Terms like immediate reserve, in Saundby's view, were one's servant, not one's master. So was the reinforcement pipeline— from the Air Transport Auxiliary, who delivered the planes, back to the depots and the factories. Whenever an aircraft was taken on to squadron strength from immediate reserve, a replacement was indented for. Saundby had already told the squadron commanders to indent for replacement of the two immediate reserve aircraft brought on to strength, even though none had been lost. Thus, by a little guile, the squadrons got their hands on all available aircraft in the replacement pipeline.

So to the increased hazard involved in the decision to employ pupil crews was added the risking of every reserve aircraft that the Command could lay its hands on. But even this added only another thirty or forty aircraft to the total, so the Thousand Plan was a thousand no longer. Only 940 aircraft were listed in the revised operation order of 26th May. Even this figure was an optimistic one. Several of the aircraft involved in the move to advance bases, their crews hampered by the need for wireless silence, had force-landed at remote airfields or, worse still, crashed. And of those which completed the move on schedule—by far the majority certainly—not all were in a fit state to operate at long distance over enemy territory. Inevitably the standards demanded for operational flying were different from those required for short- or medium-range flights in and around the United Kingdom.

And now came the final frustration—the weather. On the morning of 27th May, with approximately 900 aircraft and crews standing by at the ready, Harris went down to the underground operations room at High Wycombe soon after nine o'clock for his daily planning conference. Waiting for him were Saundby and his air staff officers, together with a short, gnome-like figure who, rather like the witches in Macbeth, was for the next few minutes to be promoted in importance as soothsayer and counsellor above all Harris's high-ranking operations staff, whose pronouncements would be listened to in awed silence and acted on without question by Harris himself. He was the

Command Meteorological Officer, and his name was Magnus T. Spence.

In the campaigns of Bomber Command, meteorology was a much abused service which nevertheless did invaluable work. Described at the time as an inexact science, it was in those days less a science than an art. One of the supreme artists was undoubtedly Magnus T. Spence. A dour Scot, born in the Orkneys, Spence was a man of great precision of language, a man who thought carefully before speaking but who was never evasive or pedantic. At first it had seemed to Saundby that Spence had no sense of humour, and he waited a year before he saw him smile. The occasion was when Saundby asked him the origin of his Christian name. Spence gave his characteristic pause, and then came the smile. "At the time when I came to be christened," he said, his accent clipping the words like shears, "my father was suffering from a severe attack of Norse mythology." Saundby had penetrated the apparently frosty exterior and found a warm person underneath.
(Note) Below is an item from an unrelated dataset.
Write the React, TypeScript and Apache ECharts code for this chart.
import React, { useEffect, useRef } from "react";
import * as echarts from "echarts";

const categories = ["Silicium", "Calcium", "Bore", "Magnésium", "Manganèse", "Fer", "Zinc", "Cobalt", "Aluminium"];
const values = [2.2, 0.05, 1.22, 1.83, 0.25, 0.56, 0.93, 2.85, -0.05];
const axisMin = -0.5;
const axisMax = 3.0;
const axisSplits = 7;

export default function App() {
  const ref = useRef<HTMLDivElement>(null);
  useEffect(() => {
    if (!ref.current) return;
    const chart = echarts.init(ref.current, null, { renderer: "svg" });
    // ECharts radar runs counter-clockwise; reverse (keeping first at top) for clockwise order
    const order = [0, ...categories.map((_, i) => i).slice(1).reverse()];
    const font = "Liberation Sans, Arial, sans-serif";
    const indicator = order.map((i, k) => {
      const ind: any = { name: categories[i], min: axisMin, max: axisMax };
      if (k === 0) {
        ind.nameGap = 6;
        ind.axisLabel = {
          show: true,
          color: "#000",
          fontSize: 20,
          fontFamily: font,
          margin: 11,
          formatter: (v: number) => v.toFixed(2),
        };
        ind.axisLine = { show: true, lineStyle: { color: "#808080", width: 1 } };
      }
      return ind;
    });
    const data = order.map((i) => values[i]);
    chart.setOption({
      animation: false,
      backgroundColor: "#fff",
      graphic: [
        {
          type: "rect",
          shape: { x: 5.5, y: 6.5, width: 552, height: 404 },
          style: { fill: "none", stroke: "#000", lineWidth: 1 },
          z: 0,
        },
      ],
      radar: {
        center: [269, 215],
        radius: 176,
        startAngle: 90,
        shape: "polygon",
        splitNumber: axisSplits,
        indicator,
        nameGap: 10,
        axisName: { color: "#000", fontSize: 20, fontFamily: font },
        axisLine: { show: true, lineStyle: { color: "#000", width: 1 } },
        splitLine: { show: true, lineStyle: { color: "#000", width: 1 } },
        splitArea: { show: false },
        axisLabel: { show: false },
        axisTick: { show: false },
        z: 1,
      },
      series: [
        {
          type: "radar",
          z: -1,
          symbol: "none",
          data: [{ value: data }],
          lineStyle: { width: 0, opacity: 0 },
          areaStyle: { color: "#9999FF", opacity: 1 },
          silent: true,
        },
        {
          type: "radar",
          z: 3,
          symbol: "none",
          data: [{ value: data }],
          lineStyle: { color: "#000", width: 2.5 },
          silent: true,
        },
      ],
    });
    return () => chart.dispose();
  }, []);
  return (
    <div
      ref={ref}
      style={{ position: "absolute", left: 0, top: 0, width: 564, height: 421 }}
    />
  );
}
The difficulties of confirming the actual weather over an enemy country at a given time need no elaboration. They were nothing compared with the problems of accurate forecasting of the conditions over a particular enemy target fifteen hours ahead. This, daily, at Harris's morning conference, was what Spence was asked to do. The temptation was to use these difficulties as a shield, to explain that one had nothing to go on but an air reconnaissance several hours old and a few Resistance reports from Occupied Europe: definite pronouncements on such scanty information were impossible and it wasn't fair to expect them. But Spence never gave the slightest hint of this sort of attitude. The odds against his being right might be long, but he was always ready to face up to them, to give a firm opinion based on the best information available, without hedging himself round with escape clauses like a tipster. This was what Harris wanted. There was no question of his ever blaming his forecaster when things went wrong—as they sometimes did. Sudden and unpredictable weather changes over the target or at the bases were a continual source of disappointment and loss. But Harris knew he had been given the best available advice. The responsibility for the decision to despatch the force rested with him.
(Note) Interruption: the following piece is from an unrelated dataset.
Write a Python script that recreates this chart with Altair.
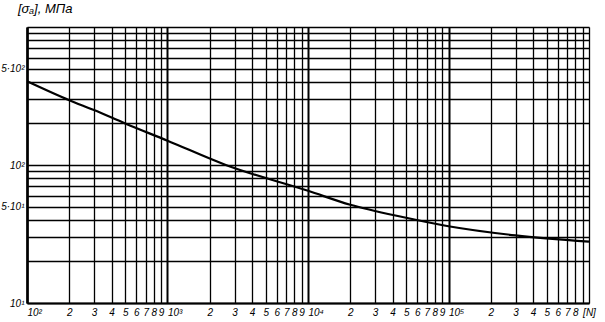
import altair as alt
import pandas as pd

# curve (N cycles, allowable stress MPa)
n_cycles = [100, 200, 300, 500, 1000, 2600, 10000, 20000, 48000,
            100000, 300000, 1000000]
sigma = [405, 295, 250, 200, 150, 100, 65, 51.5, 41.8, 36, 30.9, 27.8]

# axis ticks / labels
x_ticks = [100, 200, 300, 400, 500, 600, 700, 800, 900,
           1000, 2000, 3000, 4000, 5000, 6000, 7000, 8000, 9000,
           10000, 20000, 30000, 40000, 50000, 60000, 70000, 80000, 90000,
           100000, 200000, 300000, 400000, 500000, 600000, 700000, 800000, 900000,
           1000000]
x_labels = ["10²", "2", "3", "4", "5", "6", "7", "8", "9",
            "10³", "2", "3", "4", "5", "6", "7", "8", "9",
            "10⁴", "2", "3", "4", "5", "6", "7", "8", "9",
            "10⁵", "2", "3", "4", "5", "6", "7", "8", "",
            "[N]"]
x_power_ticks = [100, 1000, 10000, 100000]

y_ticks = [10, 20, 30, 40, 50, 60, 70, 80, 90,
           100, 200, 300, 400, 500, 600, 700, 800, 900, 1000]
y_labels = ["10¹", "", "", "", "5·10¹", "", "", "", "",
            "10²", "", "", "", "5·10²", "", "", "", "", ""]

df = pd.DataFrame({"N": n_cycles, "s": sigma})


def js_list(vals):
    return "[" + ",".join(repr(v) if isinstance(v, str) else str(v) for v in vals) + "]"


x_expr = f"{js_list(x_labels)}[indexof({js_list(x_ticks)}, datum.value)]"
y_expr = f"{js_list(y_labels)}[indexof({js_list(y_ticks)}, datum.value)]"
pow_test = f"indexof({js_list(x_power_ticks)}, datum.value) >= 0"

FONT = "Liberation Sans"

x_axis = alt.Axis(
    values=x_ticks,
    labelExpr=x_expr,
    title=None,
    ticks=False,
    grid=True,
    gridColor="black",
    gridOpacity=1,
    gridWidth={"condition": {"test": pow_test, "value": 2.0}, "value": 1.3},
    domainColor="black",
    domainWidth=2,
    labelAlign={"condition": {"test": pow_test, "value": "left"}, "value": "center"},
    labelFlush=False,
    labelOverlap=False,
    labelBound=False,
    labelPadding=4,
    labelFont=FONT,
    labelFontStyle="italic",
    labelFontSize=10,
    labelColor="black",
)

y_axis = alt.Axis(
    values=y_ticks,
    labelExpr=y_expr,
    title=None,
    ticks=False,
    grid=True,
    gridColor="black",
    gridOpacity=1,
    gridWidth=1.3,
    domainColor="black",
    domainWidth=2.5,
    labelFlush=False,
    labelOverlap=False,
    labelBound=False,
    labelPadding=3,
    labelFont=FONT,
    labelFontStyle="italic",
    labelFontSize=10,
    labelColor="black",
)

chart = (
    alt.Chart(df)
    .mark_line(color="black", strokeWidth=2.2, interpolate="monotone")
    .encode(
        x=alt.X("N:Q", scale=alt.Scale(type="log", domain=[100, 1000000], nice=False), axis=x_axis),
        y=alt.Y("s:Q", scale=alt.Scale(type="log", domain=[10, 1000], nice=False), axis=y_axis),
    )
    .properties(
        width=562,
        height=276,
        autosize=alt.AutoSizeParams(type="none"),
        padding={"left": 27, "top": 27, "right": 16, "bottom": 19},
        title=alt.TitleParams(
            text="[σₐ], МПа",
            anchor="start",
            frame="group",
            dx=-9,
            offset=6,
            font=FONT,
            fontStyle="italic",
            fontWeight="normal",
            fontSize=13,
            color="black",
        ),
    )
    .configure_view(stroke="black", strokeWidth=1.5)
    .configure(background="white")
)

chart.save("out.html", embed_options={"renderer": "svg", "actions": False})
On the morning of 27th May, Spence's expression seemed even frostier than usual. Thundery conditions and heavy cloud existed over most of Germany, and Harris was forced to postpone the operation for twenty-four hours. The same thing hap-pened on Thursday the 28th, and again on Friday the 29th. Harris's hopes of using the force twice in the full moon period began to evaporate. If this weather continued, the force wouldn't get off the ground at all.
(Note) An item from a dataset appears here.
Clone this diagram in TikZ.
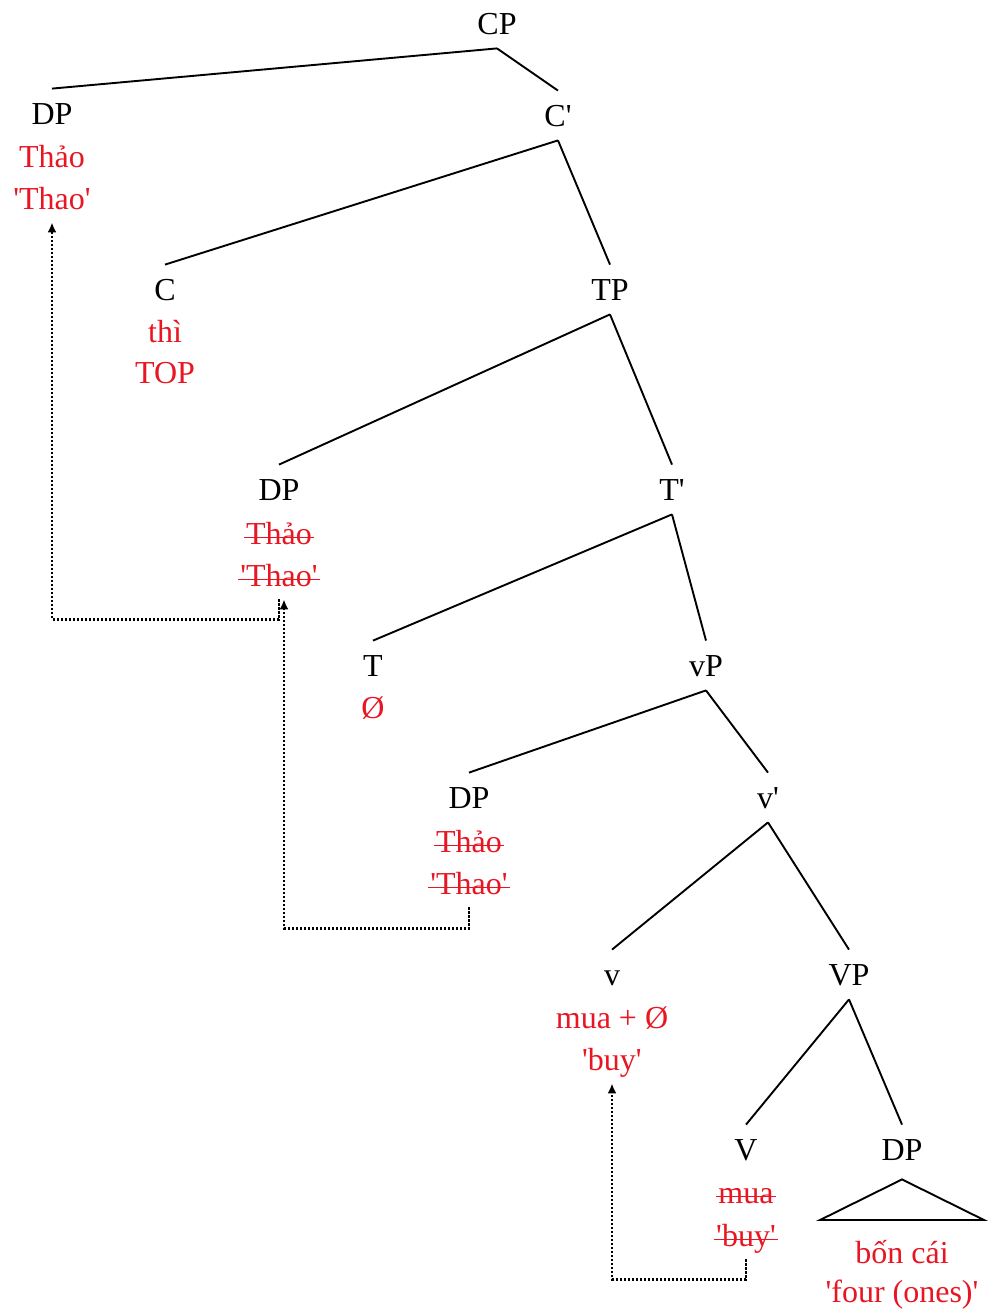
\documentclass[tikz,border=0pt]{standalone}
\usepackage{fontspec}
\setmainfont{Liberation Serif}[Ligatures=TeXOff]
\usetikzlibrary{arrows.meta}
\definecolor{glossred}{RGB}{232,22,34}
\begin{document}
\begin{tikzpicture}[x=0.5pt,y=-0.5pt,
  cat/.style={anchor=base,inner xsep=2pt,inner ysep=7pt,text height=10.5pt,text depth=0pt,
    font=\fontsize{16}{19}\selectfont},
  gloss/.style={anchor=base,inner xsep=1pt,inner ysep=3.5pt,text height=10.5pt,text depth=3pt,
    text=glossred,font=\fontsize{16}{19}\selectfont},
  branch/.style={line width=0.95pt},
  strike/.style={glossred,line width=0.8pt},
  move/.style={line width=1.1pt,dash pattern=on 1.1pt off 0.9pt,
    -{Latex[length=5pt,width=4.5pt]}}]
\useasboundingbox (0,0) rectangle (988,1313);

% category labels
\node[cat] (cp)    at (497,34)   {CP};
\node[cat] (dp1)   at (52,124)   {DP};
\node[cat] (cbar)  at (558,126)  {C'};
\node[cat] (c)     at (165,300)  {C};
\node[cat] (tp)    at (610,300)  {TP};
\node[cat] (dp2)   at (279,500)  {DP};
\node[cat] (tbar)  at (672,500)  {T'};
\node[cat] (t)     at (373,676)  {T};
\node[cat] (vp)    at (706,676)  {vP};
\node[cat] (dp3)   at (469,808)  {DP};
\node[cat] (vbar)  at (768,808)  {v'};
\node[cat] (v)     at (612,985)  {v};
\node[cat] (bigvp) at (849,985)  {VP};
\node[cat] (bigv)  at (746,1160) {V};
\node[cat] (dp4)   at (902,1160) {DP};

% words and glosses
\node[gloss] (dp1a)  at (52,167)   {Thảo};
\node[gloss] (dp1b)  at (52,209)   {'Thao'};
\node[gloss] (ca)    at (165,342)  {thì};
\node[gloss] (cb)    at (165,383)  {TOP};
\node[gloss] (dp2a)  at (279,544)  {Thảo};
\node[gloss] (dp2b)  at (279,586)  {'Thao'};
\node[gloss] (ta)    at (373,718)  {Ø};
\node[gloss] (dp3a)  at (469,852)  {Thảo};
\node[gloss] (dp3b)  at (469,894)  {'Thao'};
\node[gloss] (va)    at (612,1028) {mua + Ø};
\node[gloss] (vb)    at (612,1070) {'buy'};
\node[gloss] (bigva) at (746,1203) {mua};
\node[gloss] (bigvb) at (746,1246) {'buy'};
\node[gloss] (dp4a)  at (902,1263) {bốn cái};
\node[gloss] (dp4b)  at (902,1302) {'four (ones)'};

% struck-out copies
\foreach \n in {dp2a,dp2b,dp3a,dp3b,bigva,bigvb}
  \draw[strike] ([yshift=3.2pt]\n.base west) -- ([yshift=3.2pt]\n.base east);

% branches
\draw[branch] (cp.south)    -- (dp1.north);
\draw[branch] (cp.south)    -- (cbar.north);
\draw[branch] (cbar.south)  -- (c.north);
\draw[branch] (cbar.south)  -- (tp.north);
\draw[branch] (tp.south)    -- (dp2.north);
\draw[branch] (tp.south)    -- (tbar.north);
\draw[branch] (tbar.south)  -- (t.north);
\draw[branch] (tbar.south)  -- (vp.north);
\draw[branch] (vp.south)    -- (dp3.north);
\draw[branch] (vp.south)    -- (vbar.north);
\draw[branch] (vbar.south)  -- (v.north);
\draw[branch] (vbar.south)  -- (bigvp.north);
\draw[branch] (bigvp.south) -- (bigv.north);
\draw[branch] (bigvp.south) -- (dp4.north);

% unanalysed DP
\draw[branch,line join=miter] ([yshift=-2.5pt]dp4.south) -- (820,1220) -- (984,1220) -- cycle;

% movement arrows
\draw[move] (dp2b.south) -- ++(0,20) -| (dp1b.south);
\draw[move] (dp3b.south) -- ++(0,21) -| ([xshift=2.5pt]dp2b.south);
\draw[move] (bigvb.south) -- ++(0,20) -| (vb.south);
\end{tikzpicture}
\end{document}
The weather minima for the Thousand Plan were much sterner than for a normal operation. Harris could not send up a thousand aircraft to fly through thick cloud. The collision risk, which worried him enough already, would multiply tenfold. In addition to the need for bright moonlight, there had to be good weather over the target for the pupil crews to find it, and the weather had to be clear over the bases for the return.

The responsibility for holding the force in such prolonged inactivity bore heavily on Harris. He dare not disrupt the whole operational and training programme for more than another day or so. The security risk, too, mounted daily. In spite of the precautions taken to let only a handful of people into the secret, thousands of civilians near the bases must know that something unusual was on, quite apart from the countless ground crews and clerical staff together with about 6,000 aircrew. And even without some sort of security leak, the enemy must soon get suspicious of the long lull in bomber activity. To relieve the second danger, Harris decided on the morning of 29th May, after postponing the operation for the third time, to mount a raid that night on targets in France. He chose the Gnome and Rhone works at Gennevilliers, near Paris, and coastal targets at Cherbourg and Dieppe. Minelaying was resumed the same night. A total of 150 aircraft took part in these raids.

As far as numbers were concerned, Harris felt he could now afford the losses that inevitably resulted from these raids. The delay had enabled the ground crews, working eighteen hours a day, to bring many unserviceable and under-equipped aircraft up to operational pitch. Day by day in that last week in May, as station by station sent up its tale of men—and aircraft—the total rose to 950, to 980, then to a thousand, and finally well beyond. At last the Thousand Plan was a reality. But two more things were still needed—an improvement in the weather, and the courage of the commander to give the executive order.